Cokie Roberts was a renowned American broadcast journalist and author. Born in New Orleans in 1943, she was honored as a “Living Legend” by the Library of Congress, inducted into the Broadcasting Hall of Fame, and awarded three Emmys for her work in television. The daughter of Hale Boggs, former Democratic House Majority Leader and Whip from New Orleans’ 2nd district, she grew up on Capitol Hill with several presidents and members of Congress as family friends. Roberts was a Morning Edition commentator at National Public Radio and a political commentator for ABC News. She was also the author of several books on women in history and modern America. She also wrote two books with her husband, Steven V. Roberts, with whom she  co-wrote a weekly column. She died on September 17, 2019; this interview was conducted in 2017 by Spectator co-editors Nat Goldstein and Lily Parker.

Spectator Magazine: Your father was a prominent political figure during your childhood; what were some of the pluses and minuses of growing up in the public eye?

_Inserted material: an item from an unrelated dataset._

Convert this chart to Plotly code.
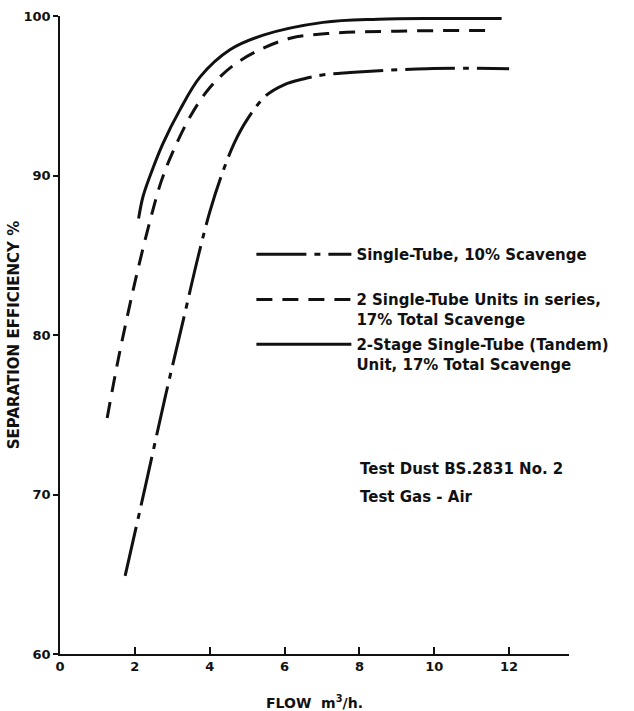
import plotly.graph_objects as go

# Data
tandem_x = [2.1, 2.22, 2.49, 2.75, 3.2, 3.75, 4.55, 5.43, 7.03, 8.5, 10.0, 11.8]
tandem_y = [87.3, 88.7, 90.5, 92.0, 94.1, 96.2, 97.9, 98.8, 99.6, 99.8, 99.85, 99.85]

series_x = [1.26, 1.55, 1.82, 2.06, 2.41, 2.7, 3.0, 3.48, 4.0, 4.63, 5.35, 6.15, 7.14, 9.0, 11.55]
series_y = [74.8, 78.4, 81.4, 83.9, 87.2, 89.6, 91.4, 93.7, 95.5, 96.9, 97.9, 98.6, 98.9, 99.05, 99.1]

single_x = [1.74, 2.27, 2.8, 3.3, 3.7, 4.0, 4.3, 4.65, 5.0, 5.5, 6.0, 6.5, 7.0, 7.75, 9.8, 12.0]
single_y = [64.9, 70.4, 76.0, 81.0, 85.0, 87.7, 89.9, 92.0, 93.5, 95.0, 95.7, 96.05, 96.3, 96.45, 96.7, 96.7]

names = [
    "Single-Tube, 10% Scavenge",
    "2 Single-Tube Units in series,<br>17% Total Scavenge",
    "2-Stage Single-Tube (Tandem)<br>Unit, 17% Total Scavenge",
]

x_ticks = [0, 2, 4, 6, 8, 10, 12]
y_ticks = [60, 70, 80, 90, 100]

FONT = "DejaVu Sans"
INK = "#111111"

fig = go.Figure()
fig.add_trace(go.Scatter(x=single_x, y=single_y, mode="lines", name=names[0],
                         line=dict(color=INK, width=3, dash="50px,8px,6px,8px", shape="spline"),
                         legend="legend"))
fig.add_trace(go.Scatter(x=series_x, y=series_y, mode="lines", name=names[1],
                         line=dict(color=INK, width=3, dash="16px,10px", shape="spline"),
                         legend="legend2"))
fig.add_trace(go.Scatter(x=tandem_x, y=tandem_y, mode="lines", name=names[2],
                         line=dict(color=INK, width=3, shape="spline"),
                         legend="legend3"))

legend_common = dict(
    xanchor="left", yanchor="top", valign="top", itemwidth=95,
    font=dict(family=FONT, size=15, color=INK, weight="bold"),
    bgcolor="rgba(0,0,0,0)", borderwidth=0,
)

fig.update_layout(
    width=634, height=711,
    margin=dict(l=60, r=65, t=16, b=57),
    paper_bgcolor="white", plot_bgcolor="white",
    showlegend=True,
    legend=dict(x=0.376, y=0.652, **legend_common),
    legend2=dict(x=0.376, y=0.581, **legend_common),
    legend3=dict(x=0.376, y=0.511, **legend_common),
    xaxis=dict(
        range=[0, 13.6], tickvals=x_ticks, ticktext=[str(v) for v in x_ticks],
        showline=True, linecolor=INK, linewidth=1.5, mirror=False,
        ticks="inside", ticklen=7, tickcolor=INK, tickwidth=1.5,
        showgrid=False, zeroline=False, automargin=False,
        tickfont=dict(family=FONT, size=13, color=INK, weight="bold"),
        title=dict(text="FLOW  m<sup>3</sup>/h.", standoff=28,
                   font=dict(family=FONT, size=14, color=INK, weight="bold")),
    ),
    yaxis=dict(
        range=[60, 100], tickvals=y_ticks, ticktext=[str(v) for v in y_ticks],
        showline=True, linecolor=INK, linewidth=1.5,
        ticks="outside", ticklen=5, tickcolor=INK, tickwidth=1.5,
        showgrid=False, zeroline=False, automargin=False,
        tickfont=dict(family=FONT, size=13, color=INK, weight="bold"),
        title=dict(text="SEPARATION EFFICIENCY %", standoff=0,
                   font=dict(family=FONT, size=15, color=INK, weight="bold")),
    ),
)

fig.add_annotation(xref="paper", yref="paper", x=0.585, y=0.29, xanchor="left", yanchor="middle",
                   text="Test Dust BS.2831 No. 2", showarrow=False,
                   font=dict(family=FONT, size=15, color=INK, weight="bold"))
fig.add_annotation(xref="paper", yref="paper", x=0.585, y=0.246, xanchor="left", yanchor="middle",
                   text="Test Gas - Air", showarrow=False,
                   font=dict(family=FONT, size=15, color=INK, weight="bold"))

fig.write_html("out.html",
               config={"displayModeBar": False},
               post_script="document.body.style.margin='0';document.body.style.overflow='hidden';")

Cokie Roberts: Well, the pluses were enormous, because we got to really know key figures in American history, but also, to understand what was really going on in the world of politics and government. We’d get out of school on days of big debates and things like that, so it was a lot of fun, first of all; but secondly, it was very educational and has certainly stood me in good stead ever since. The downside, of course, of growing up in the public eye, is that you have to really be good. You can’t do anything that’ll embarrass your parents, that could end up on the front page of the newspaper, or anything like that, so you have to be a good kid.

SM: How often did you go to the Capitol as a kid?

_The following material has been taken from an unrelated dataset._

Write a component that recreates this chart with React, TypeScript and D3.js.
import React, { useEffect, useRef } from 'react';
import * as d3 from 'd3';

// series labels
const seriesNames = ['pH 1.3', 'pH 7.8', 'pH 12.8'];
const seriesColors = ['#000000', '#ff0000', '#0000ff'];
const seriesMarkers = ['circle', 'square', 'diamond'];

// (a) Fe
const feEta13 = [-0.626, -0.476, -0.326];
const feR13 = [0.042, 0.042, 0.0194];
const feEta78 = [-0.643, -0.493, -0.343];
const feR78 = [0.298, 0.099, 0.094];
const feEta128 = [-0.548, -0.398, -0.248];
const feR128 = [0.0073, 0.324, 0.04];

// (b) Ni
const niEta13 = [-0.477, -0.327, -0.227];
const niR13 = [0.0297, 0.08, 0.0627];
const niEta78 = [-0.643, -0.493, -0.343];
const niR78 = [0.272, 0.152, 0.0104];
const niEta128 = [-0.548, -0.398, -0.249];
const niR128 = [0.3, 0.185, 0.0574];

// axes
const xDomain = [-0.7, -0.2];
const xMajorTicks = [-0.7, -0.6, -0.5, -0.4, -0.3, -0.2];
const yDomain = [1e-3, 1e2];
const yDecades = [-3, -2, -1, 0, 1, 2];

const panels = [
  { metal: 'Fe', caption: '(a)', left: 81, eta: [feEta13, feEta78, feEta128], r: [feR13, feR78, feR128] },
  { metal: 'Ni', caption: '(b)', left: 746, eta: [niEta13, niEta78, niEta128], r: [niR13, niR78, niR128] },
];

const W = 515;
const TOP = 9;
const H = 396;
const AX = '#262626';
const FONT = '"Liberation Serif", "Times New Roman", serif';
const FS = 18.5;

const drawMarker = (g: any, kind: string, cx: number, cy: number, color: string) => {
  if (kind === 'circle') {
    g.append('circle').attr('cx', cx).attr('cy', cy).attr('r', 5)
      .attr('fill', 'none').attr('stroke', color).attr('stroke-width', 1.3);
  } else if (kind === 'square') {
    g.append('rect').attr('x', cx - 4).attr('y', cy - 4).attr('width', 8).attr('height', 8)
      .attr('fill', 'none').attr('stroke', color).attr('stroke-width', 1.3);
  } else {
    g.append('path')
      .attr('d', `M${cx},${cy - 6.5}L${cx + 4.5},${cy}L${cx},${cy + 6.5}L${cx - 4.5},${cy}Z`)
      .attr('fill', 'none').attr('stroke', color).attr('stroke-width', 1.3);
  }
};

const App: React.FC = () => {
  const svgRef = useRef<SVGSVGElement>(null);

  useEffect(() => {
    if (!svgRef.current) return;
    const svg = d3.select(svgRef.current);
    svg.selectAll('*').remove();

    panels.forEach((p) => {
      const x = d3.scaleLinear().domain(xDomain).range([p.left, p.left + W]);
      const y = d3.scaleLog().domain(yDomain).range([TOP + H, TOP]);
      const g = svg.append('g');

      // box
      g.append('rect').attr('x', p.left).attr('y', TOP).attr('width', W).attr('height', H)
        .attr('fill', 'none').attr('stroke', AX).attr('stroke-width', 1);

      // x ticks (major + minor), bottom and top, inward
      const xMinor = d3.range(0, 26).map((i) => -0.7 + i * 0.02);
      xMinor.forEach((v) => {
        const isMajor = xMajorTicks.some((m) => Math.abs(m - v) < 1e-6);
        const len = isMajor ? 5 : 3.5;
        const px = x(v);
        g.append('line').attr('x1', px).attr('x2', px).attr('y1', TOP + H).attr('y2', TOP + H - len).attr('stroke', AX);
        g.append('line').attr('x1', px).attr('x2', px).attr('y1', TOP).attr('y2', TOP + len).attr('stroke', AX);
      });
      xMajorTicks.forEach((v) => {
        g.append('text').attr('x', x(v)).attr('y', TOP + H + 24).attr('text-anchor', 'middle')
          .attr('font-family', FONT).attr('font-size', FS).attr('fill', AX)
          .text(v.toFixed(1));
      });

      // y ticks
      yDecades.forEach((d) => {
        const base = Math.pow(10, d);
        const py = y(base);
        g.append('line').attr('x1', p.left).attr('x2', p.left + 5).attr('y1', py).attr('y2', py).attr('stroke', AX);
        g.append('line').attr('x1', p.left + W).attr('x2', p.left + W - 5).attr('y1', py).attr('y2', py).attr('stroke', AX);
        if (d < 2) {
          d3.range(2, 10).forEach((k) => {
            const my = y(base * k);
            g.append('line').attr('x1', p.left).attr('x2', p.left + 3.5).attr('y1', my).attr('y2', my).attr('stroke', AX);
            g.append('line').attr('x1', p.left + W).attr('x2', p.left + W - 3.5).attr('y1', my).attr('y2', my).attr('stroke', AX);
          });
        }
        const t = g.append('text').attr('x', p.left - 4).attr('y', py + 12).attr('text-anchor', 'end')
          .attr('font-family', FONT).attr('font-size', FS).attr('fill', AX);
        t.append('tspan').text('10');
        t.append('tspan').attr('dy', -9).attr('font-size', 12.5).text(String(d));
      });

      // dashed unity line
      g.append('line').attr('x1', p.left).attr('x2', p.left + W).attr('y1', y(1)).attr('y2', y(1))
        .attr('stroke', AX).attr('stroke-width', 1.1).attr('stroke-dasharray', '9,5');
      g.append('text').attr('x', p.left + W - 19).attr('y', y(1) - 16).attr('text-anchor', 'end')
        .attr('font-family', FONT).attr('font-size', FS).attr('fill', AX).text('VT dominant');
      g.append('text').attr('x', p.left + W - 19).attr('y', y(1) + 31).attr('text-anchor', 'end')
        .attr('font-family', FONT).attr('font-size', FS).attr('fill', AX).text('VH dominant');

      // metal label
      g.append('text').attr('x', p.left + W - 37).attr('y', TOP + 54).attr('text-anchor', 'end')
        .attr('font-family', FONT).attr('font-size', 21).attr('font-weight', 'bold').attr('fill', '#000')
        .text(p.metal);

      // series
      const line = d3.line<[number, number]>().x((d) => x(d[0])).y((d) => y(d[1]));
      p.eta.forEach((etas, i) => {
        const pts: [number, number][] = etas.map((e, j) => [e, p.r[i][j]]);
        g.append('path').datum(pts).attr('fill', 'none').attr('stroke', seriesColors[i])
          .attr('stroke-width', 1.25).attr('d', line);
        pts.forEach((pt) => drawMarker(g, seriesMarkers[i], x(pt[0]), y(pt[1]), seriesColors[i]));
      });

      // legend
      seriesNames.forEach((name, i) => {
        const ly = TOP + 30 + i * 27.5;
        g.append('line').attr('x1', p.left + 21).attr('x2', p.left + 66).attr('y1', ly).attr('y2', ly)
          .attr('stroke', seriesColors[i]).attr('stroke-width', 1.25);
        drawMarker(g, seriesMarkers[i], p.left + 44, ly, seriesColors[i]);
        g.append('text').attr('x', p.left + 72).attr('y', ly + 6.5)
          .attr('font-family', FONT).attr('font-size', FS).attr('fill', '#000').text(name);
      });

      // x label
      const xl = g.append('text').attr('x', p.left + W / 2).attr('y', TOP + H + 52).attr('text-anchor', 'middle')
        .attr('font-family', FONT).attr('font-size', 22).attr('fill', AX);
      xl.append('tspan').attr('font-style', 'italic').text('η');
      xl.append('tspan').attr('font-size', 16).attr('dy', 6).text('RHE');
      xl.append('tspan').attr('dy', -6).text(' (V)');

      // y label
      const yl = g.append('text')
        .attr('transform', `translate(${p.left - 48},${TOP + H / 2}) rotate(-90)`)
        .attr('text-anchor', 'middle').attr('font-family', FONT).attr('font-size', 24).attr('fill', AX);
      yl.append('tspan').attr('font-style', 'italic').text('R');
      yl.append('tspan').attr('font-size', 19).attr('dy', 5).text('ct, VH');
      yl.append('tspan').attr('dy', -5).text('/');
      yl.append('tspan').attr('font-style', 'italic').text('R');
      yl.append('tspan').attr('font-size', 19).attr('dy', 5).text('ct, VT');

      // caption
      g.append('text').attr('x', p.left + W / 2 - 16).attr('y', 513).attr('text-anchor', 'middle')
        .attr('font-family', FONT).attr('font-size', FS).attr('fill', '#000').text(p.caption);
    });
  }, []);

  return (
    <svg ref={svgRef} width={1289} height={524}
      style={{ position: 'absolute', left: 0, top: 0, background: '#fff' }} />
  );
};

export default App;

CR: I spent a huge amount of my childhood in the Capitol. My, I think, seventh birthday party was in the Speaker’s Dining Room; I used to conduct tours of the Capitol for constituents. You have to keep in mind this was the early 1950s and 1960s; people didn’t travel as easily as they do today, so when a family would come up from New Orleans to see Washington, it was a big deal. You were expected to show them around and basically take care of them. So I, as a very little child, did tours of the Capitol and stuff like that. I actually remember — this is as geeky as it gets — on my seventh birthday, waking up and saying, “Oh good, now I can go in the public gallery,” because I could only go in the family gallery until I was seven. I couldn’t take the people into the public gallery, so it was a big thing. When I was in the public gallery, I could do the complete tour.

SM: Who were some political figures that you remember coming over to your house for dinner?

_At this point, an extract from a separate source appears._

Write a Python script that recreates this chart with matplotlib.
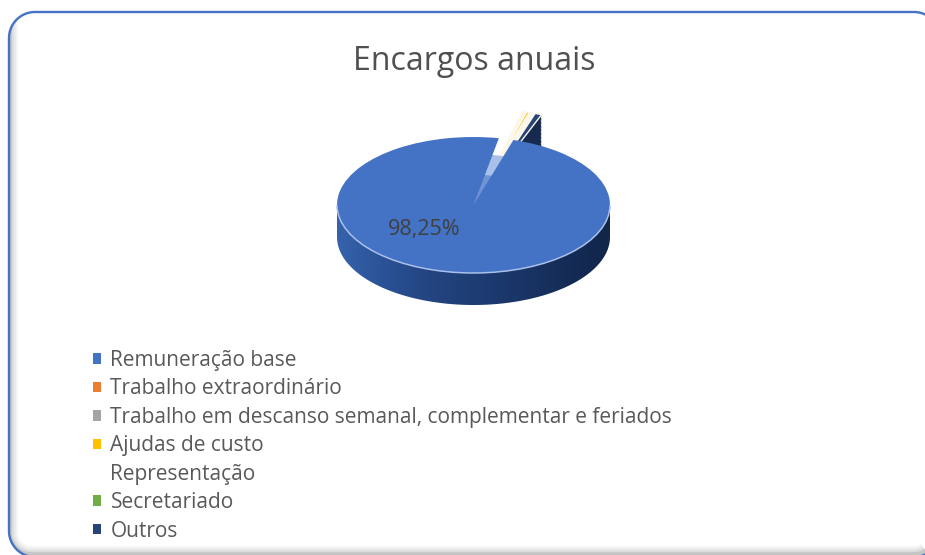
import numpy as np
import matplotlib
matplotlib.use("Agg")
import matplotlib.pyplot as plt
from matplotlib.colors import LinearSegmentedColormap
from matplotlib.patches import Patch, Polygon, Arc, Ellipse

plt.rcParams['font.family'] = ['Open Sans', 'DejaVu Sans']

# --- Data ---
TITLE = 'Encargos anuais'
labels = ['Remuneração base', 'Trabalho extraordinário',
          'Trabalho em descanso semanal, complementar e feriados',
          'Ajudas de custo', 'Representação', 'Secretariado', 'Outros']
values = [98.25, 0.20, 0.10, 0.30, 0.20, 0.15, 0.80]
main_label = '98,25%'
colors = ['#4472c4', '#ed7d31', '#a5a5a5', '#ffc000', '#ffffff', '#70ad47', '#264478']

W, H = 925, 555
CX, CY, RX, RY = 473.5, 205, 136.5, 68
DEPTH = 32 / RY
EXPLODE = 0.42
START_MAIN = 73
START_SMALL = 69
TEXT = '#595959'


def round_rect(x0, y0, x1, y1, r):
    """Outline of a rounded box as plain points (y axis points down)."""
    corners = [(x1 - r, y0 + r, -90), (x1 - r, y1 - r, 0), (x0 + r, y1 - r, 90), (x0 + r, y0 + r, 180)]
    pts = []
    for cx, cy, a in corners:
        t = np.radians(np.linspace(a, a + 90, 24))
        pts.append(np.c_[cx + r * np.cos(t), cy + r * np.sin(t)])
    return np.vstack(pts)


fig = plt.figure(figsize=(W / 100, H / 100), dpi=100, facecolor='white')

# frame with inner shadow
bg = fig.add_axes([0, 0, 1, 1])
bg.set_xlim(0, W)
bg.set_ylim(H, 0)
bg.axis('off')
frame_pts = round_rect(9, 12, 940, 557, 26)
frame = Polygon(frame_pts, closed=True, fc='white', ec='none')
bg.add_patch(frame)
for lw, col in [(13, '#f6f6f6'), (10, '#ebebeb'), (7, '#dcdcdc'), (4, '#c4c4c4')]:
    sh = Polygon(round_rect(9, -40, 936, 555, 22), closed=True, fc='none', ec=col, lw=lw)
    bg.add_patch(sh)
    sh.set_clip_path(frame)
bg.add_patch(Polygon(frame_pts, closed=True, fc='none', ec='#4472c4', lw=1.7))
bg.text(474.5, 61, TITLE, ha='center', va='center', fontsize=23, color='#505050')

# pie axes, unit circle squashed to the ellipse
xl, yl = 1.3, 1.6
ax = fig.add_axes([(CX - xl * RX) / W, 1 - (CY + yl * RY) / H,
                   2 * xl * RX / W, 2 * yl * RY / H])
ax.patch.set_alpha(0)

explode = [0] + [EXPLODE] * (len(values) - 1)

# extruded side of the exploded slices
for d in np.linspace(DEPTH, 0.01, 24):
    side_colors = ['none'] * (len(values) - 1) + ['#17294f']
    w, _ = ax.pie(values, explode=explode, colors=side_colors, startangle=START_SMALL,
                  counterclock=False, center=(0, -d), radius=1)
    for p in w:
        p.set_zorder(1)

# main slice
main_colors = [colors[0]] + ['none'] * (len(values) - 1)
wedges, _ = ax.pie(values, colors=main_colors, startangle=START_MAIN,
                   counterclock=False, radius=1)
wedges[0].set_zorder(4)

# the narrow gap is pale blue towards the centre
ax.add_patch(Ellipse((0, 0), 1.5, 1.5, fc='#a8c0ea', ec='none', zorder=3.5))
ax.add_patch(Ellipse((0, 0), 0.9, 0.9, fc='#6f93d6', ec='none', zorder=3.6))

# small exploded slices
small_colors = ['none'] + colors[1:]
wedges2, _ = ax.pie(values, explode=explode, colors=small_colors, startangle=START_SMALL,
                    counterclock=False, radius=1)
for p in wedges2[1:]:
    p.set_zorder(2)
    p.set_edgecolor('#fbf7ea')
    p.set_linewidth(1.0)
wedges2[0].set_visible(False)

# extruded side of the main slice
t = np.linspace(np.pi, 2 * np.pi, 200)
outline = np.r_[np.c_[[-1], [0.0]], np.c_[np.cos(t), np.sin(t) - DEPTH], np.c_[[1], [0.0]]]
clip = Polygon(outline, closed=True, transform=ax.transData, fc='none', ec='none')
ax.add_patch(clip)
side_cmap = LinearSegmentedColormap.from_list(
    'side', ['#3563ab', '#2b5296', '#234582', '#1e3d74', '#1a3567', '#142c57', '#12264a'])
im = ax.imshow(np.linspace(0, 1, 256).reshape(1, -1), extent=(-1, 1, -1 - DEPTH, 0),
               cmap=side_cmap, aspect='auto', zorder=3)
im.set_clip_path(clip)

# light rim along the front edge
ax.add_patch(Arc((0, 0), 2, 2, theta1=180, theta2=360, ec='#a9c1ea', lw=1.1, zorder=6))

ax.set_xlim(-xl, xl)
ax.set_ylim(-yl, yl)
ax.set_aspect('auto')
ax.axis('off')

ax.text((424 - CX) / RX, (CY - 229) / RY, main_label, ha='center', va='center',
        fontsize=15.5, color='#404040', zorder=10)

# legend
handles = [Patch(facecolor=c, edgecolor='none') for c in colors]
leg = bg.legend(handles, labels, loc='upper left', bbox_to_anchor=(93 / W, 1 - 350 / H),
                frameon=False, fontsize=15, labelcolor=TEXT, handlelength=0.4, handleheight=0.4,
                handletextpad=0.44, labelspacing=0.357, borderpad=0, borderaxespad=0)

fig.savefig('out.png', dpi=100)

CR: Oh, they were all here. One of the best friends of the family was Sam Rayburn, one of the long-time Speakers of the House. Lyndon Johnson was a very close friend as well — Jack Kennedy, Hubert Humphrey, Gerry Ford — they were all around. My sister used to say that some families collect fine art and antiques; we collected politicians.

SM: You grew up in both New Orleans and Washington D.C., two cities that underwent profound changes during the Civil Rights Movement. How did you experience that growing up?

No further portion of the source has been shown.